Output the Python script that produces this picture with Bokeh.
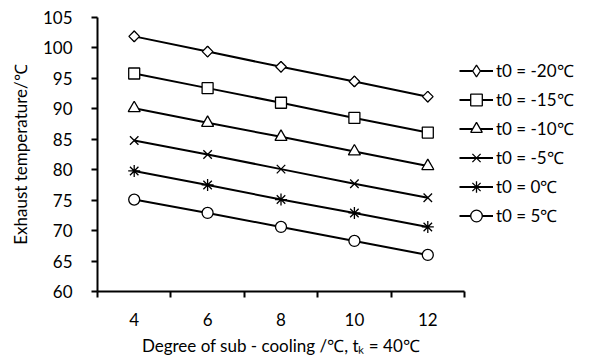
from bokeh.plotting import figure
from bokeh.models import FixedTicker, Legend, LegendItem
from bokeh.embed import file_html
from bokeh.resources import INLINE
import math

subcooling = [4, 6, 8, 10, 12]
t_m20 = [101.9, 99.4, 96.9, 94.5, 92.0]
t_m15 = [95.8, 93.4, 91.0, 88.5, 86.1]
t_m10 = [90.1, 87.7, 85.4, 83.0, 80.6]
t_m5 = [84.8, 82.5, 80.1, 77.7, 75.4]
t_0 = [79.8, 77.5, 75.1, 72.9, 70.6]
t_5 = [75.1, 72.9, 70.6, 68.3, 66.0]
series_names = ["t0 = -20℃", "t0 = -15℃", "t0 = -10℃", "t0 = -5℃", "t0 = 0℃", "t0 = 5℃"]
y_ticks = [60, 65, 70, 75, 80, 85, 90, 95, 100, 105]

FONT = "Lato"
FS = "17px"

p = figure(width=591, height=358, output_backend="svg", toolbar_location=None,
           x_range=(3, 13), y_range=(60, 105),
           frame_width=367, frame_height=274,
           min_border_left=97, min_border_right=127, min_border_top=17, min_border_bottom=67)
p.outline_line_color = None
p.xgrid.visible = False
p.ygrid.visible = False
p.background_fill_color = "white"
p.border_fill_color = "white"

markers = [
    dict(marker="square", angle=math.pi / 4, size=7.5),
    dict(marker="square", size=11),
    dict(marker="triangle", size=12),
    dict(marker="x", size=12),
    dict(marker="asterisk", size=12),
    dict(marker="circle", size=11),
]
data = [t_m20, t_m15, t_m10, t_m5, t_0, t_5]
items = []
for i, (name, ys, mk) in enumerate(zip(series_names, data, markers)):
    ln = p.line(subcooling, ys, line_color="black", line_width=2)
    if i == 0:
        # rhombus used for the legend swatch; covered in the plot by the rotated square
        sw = p.scatter(subcooling, ys, marker="diamond", size=10.5, fill_color="white",
                       line_color="black", line_width=1.3)
    sc = p.scatter(subcooling, ys, fill_color="white", line_color="black", line_width=1.3, **mk)
    if i == 0:
        items.append(LegendItem(label=name, renderers=[ln, sw]))
    else:
        items.append(LegendItem(label=name, renderers=[ln, sc]))

legend = Legend(items=items, location=(-5, 61), margin=0, padding=0, spacing=0,
                glyph_width=34, glyph_height=29, label_height=29, label_standoff=3,
                label_text_font=FONT, label_text_font_size=FS, label_text_color="black",
                border_line_color=None, background_fill_alpha=0)
p.add_layout(legend, "right")

xa = p.xaxis[0]
xa.ticker = FixedTicker(ticks=subcooling, minor_ticks=[3, 5, 7, 9, 11, 13])
xa.major_tick_line_color = None
xa.major_tick_out = 0
xa.major_tick_in = 0
xa.minor_tick_out = 6
xa.minor_tick_in = 0
xa.minor_tick_line_color = "black"
xa.minor_tick_line_width = 2
xa.axis_line_width = 2
xa.axis_line_color = "black"
xa.major_label_standoff = 15
xa.major_label_text_font = FONT
xa.major_label_text_font_size = FS
xa.major_label_text_color = "black"
xa.axis_label = "Degree of sub - cooling /℃, tₖ = 40℃"
xa.axis_label_text_font = FONT
xa.axis_label_text_font_size = FS
xa.axis_label_text_font_style = "normal"
xa.axis_label_text_color = "black"
xa.axis_label_standoff = 6

ya = p.yaxis[0]
ya.ticker = FixedTicker(ticks=y_ticks)
ya.minor_tick_line_color = None
ya.major_tick_out = 6
ya.major_tick_in = 0
ya.major_tick_line_width = 2
ya.major_tick_line_color = "black"
ya.axis_line_width = 2
ya.axis_line_color = "black"
ya.major_label_standoff = 19
ya.major_label_text_font = FONT
ya.major_label_text_font_size = FS
ya.major_label_text_color = "black"
ya.axis_label = "Exhaust temperature/℃"
ya.axis_label_text_font = FONT
ya.axis_label_text_font_size = FS
ya.axis_label_text_font_style = "normal"
ya.axis_label_text_color = "black"
ya.axis_label_standoff = 9

open("out.html", "w").write(file_html(p, INLINE))
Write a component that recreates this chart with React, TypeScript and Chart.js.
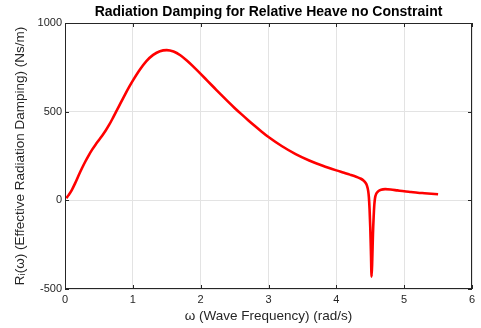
import React, { useEffect, useRef } from "react";
import { Chart, registerables } from "chart.js";

Chart.register(...registerables);

const omega = [
  0.02, 0.05, 0.1, 0.15, 0.2, 0.25, 0.3, 0.35, 0.4, 0.45,
  0.5, 0.55, 0.6, 0.65, 0.7, 0.75, 0.8, 0.85, 0.9, 0.95,
  1.0, 1.1, 1.2, 1.3, 1.4, 1.5, 1.6, 1.7, 1.8, 1.9,
  2.0, 2.1, 2.2, 2.3, 2.4, 2.5, 2.6, 2.7, 2.8, 2.9,
  3.0, 3.2, 3.4, 3.6, 3.8, 4.0, 4.1, 4.2, 4.3, 4.35,
  4.4, 4.43, 4.45, 4.47, 4.48, 4.49, 4.5, 4.51, 4.52, 4.53,
  4.54, 4.55, 4.56, 4.57, 4.59, 4.62, 4.66, 4.72, 4.8, 4.9,
  5.0, 5.1, 5.2, 5.3, 5.4, 5.5,
];

const damping = [
  12, 28, 58, 97, 140, 181, 219, 254, 286, 314,
  340, 366, 394, 425, 460, 497, 534, 571, 607, 642,
  675, 735, 785, 820, 841, 847, 839, 818, 787, 751,
  713, 674, 635, 596, 558, 521, 486, 452, 419, 387,
  357, 305, 261, 225, 195, 169, 157, 145, 132, 124,
  112, 99, 84, 52, 17, -50, -150, -290, -430, -330,
  -190, -95, -25, 12, 38, 52, 60, 63, 61, 56,
  51, 47, 43, 40, 37, 34,
];

const xTicks = [0, 1, 2, 3, 4, 5, 6];
const yTicks = [-500, 0, 500, 1000];

const titleText = "Radiation Damping for Relative Heave no Constraint";
const xLabel = "ω (Wave Frequency) (rad/s)";
const yLabel = "Rᵢ(ω) (Effective Radiation Damping) (Ns/m)";

const FONT = '"Liberation Sans", Arial, Helvetica, sans-serif';
const AXIS_COLOR = "#262626";

const boxPlugin = {
  id: "matlabBox",
  afterDraw(chart: any) {
    const { ctx, chartArea, scales } = chart;
    const { left, right, top, bottom } = chartArea;
    ctx.save();
    ctx.strokeStyle = AXIS_COLOR;
    ctx.lineWidth = 1;
    ctx.strokeRect(Math.round(left) + 0.5, Math.round(top) + 0.5, Math.round(right - left) - 1, Math.round(bottom - top) - 1);
    const tl = 4;
    ctx.beginPath();
    xTicks.forEach((v) => {
      const px = Math.round(scales.x.getPixelForValue(v)) + 0.5;
      ctx.moveTo(px, bottom);
      ctx.lineTo(px, bottom - tl);
      ctx.moveTo(px, top);
      ctx.lineTo(px, top + tl);
    });
    yTicks.forEach((v) => {
      const py = Math.round(scales.y.getPixelForValue(v)) + 0.5;
      ctx.moveTo(left, py);
      ctx.lineTo(left + tl, py);
      ctx.moveTo(right, py);
      ctx.lineTo(right - tl, py);
    });
    ctx.stroke();
    ctx.restore();
  },
};

export default function App() {
  const ref = useRef<HTMLCanvasElement | null>(null);

  useEffect(() => {
    if (!ref.current) return;
    const chart = new Chart(ref.current, {
      type: "line",
      data: {
        datasets: [
          {
            data: omega.map((x, i) => ({ x, y: damping[i] })),
            borderColor: "#ff0000",
            borderWidth: 2.6,
            pointRadius: 0,
            fill: false,
            cubicInterpolationMode: "monotone",
          },
        ],
      },
      options: {
        responsive: false,
        animation: false,
        devicePixelRatio: 1,
        layout: { padding: { left: 0, right: 9, top: 0, bottom: 0 } },
        plugins: {
          legend: { display: false },
          tooltip: { enabled: false },
          title: {
            display: true,
            text: titleText,
            fullSize: false,
            color: "#000",
            font: { family: FONT, size: 14, weight: "bold", lineHeight: 1.2 },
            padding: { top: 4, bottom: 2.2 },
          },
        },
        scales: {
          x: {
            type: "linear",
            min: 0,
            max: 6,
            afterBuildTicks: (s: any) => {
              s.ticks = xTicks.map((v) => ({ value: v }));
            },
            afterFit: (s: any) => {
              s.height = 39;
            },
            ticks: {
              color: AXIS_COLOR,
              font: { family: FONT, size: 11 },
              padding: 4,
              maxRotation: 0,
              callback: (v: any) => String(v),
            },
            grid: { color: "#e3e3e3", drawTicks: false },
            border: { display: false },
            title: {
              display: true,
              text: xLabel,
              color: AXIS_COLOR,
              font: { family: FONT, size: 13.5 },
              padding: { top: 0, bottom: 3.2 },
            },
          },
          y: {
            type: "linear",
            min: -500,
            max: 1000,
            afterBuildTicks: (s: any) => {
              s.ticks = yTicks.map((v) => ({ value: v }));
            },
            afterFit: (s: any) => {
              s.width = 65;
            },
            ticks: {
              color: AXIS_COLOR,
              font: { family: FONT, size: 11 },
              padding: 3,
              callback: (v: any) => String(v),
            },
            grid: { color: "#e3e3e3", drawTicks: false },
            border: { display: false },
            title: {
              display: true,
              text: yLabel,
              color: AXIS_COLOR,
              font: { family: FONT, size: 13.5 },
              padding: { top: 12, bottom: 0 },
            },
          },
        },
      },
      plugins: [boxPlugin],
    } as any);
    return () => chart.destroy();
  }, []);

  return (
    <div style={{ position: "absolute", left: 0, top: 0, width: 481, height: 328 }}>
      <canvas ref={ref} width={481} height={328} />
    </div>
  );
}
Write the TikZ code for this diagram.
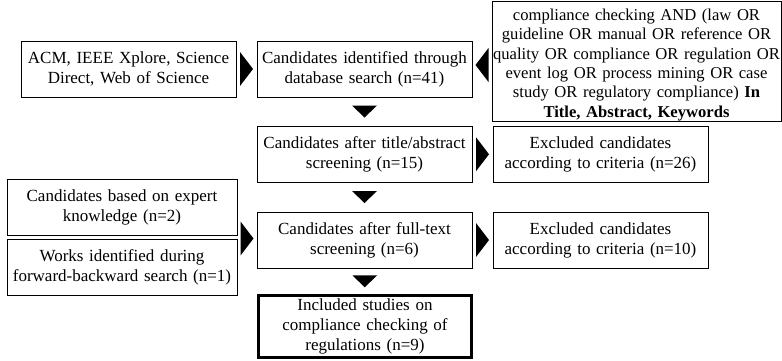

────────────────

- Goal of the exercise
Write down every line from the opening of the listing to the line with "import math", both included, and nothing else; the pictures are omitted.

- Correct output
Output the Python script that produces this picture with Bokeh.
from bokeh.plotting import figure
from bokeh.models import FixedTicker, Legend, LegendItem
from bokeh.embed import file_html
from bokeh.resources import INLINE
import math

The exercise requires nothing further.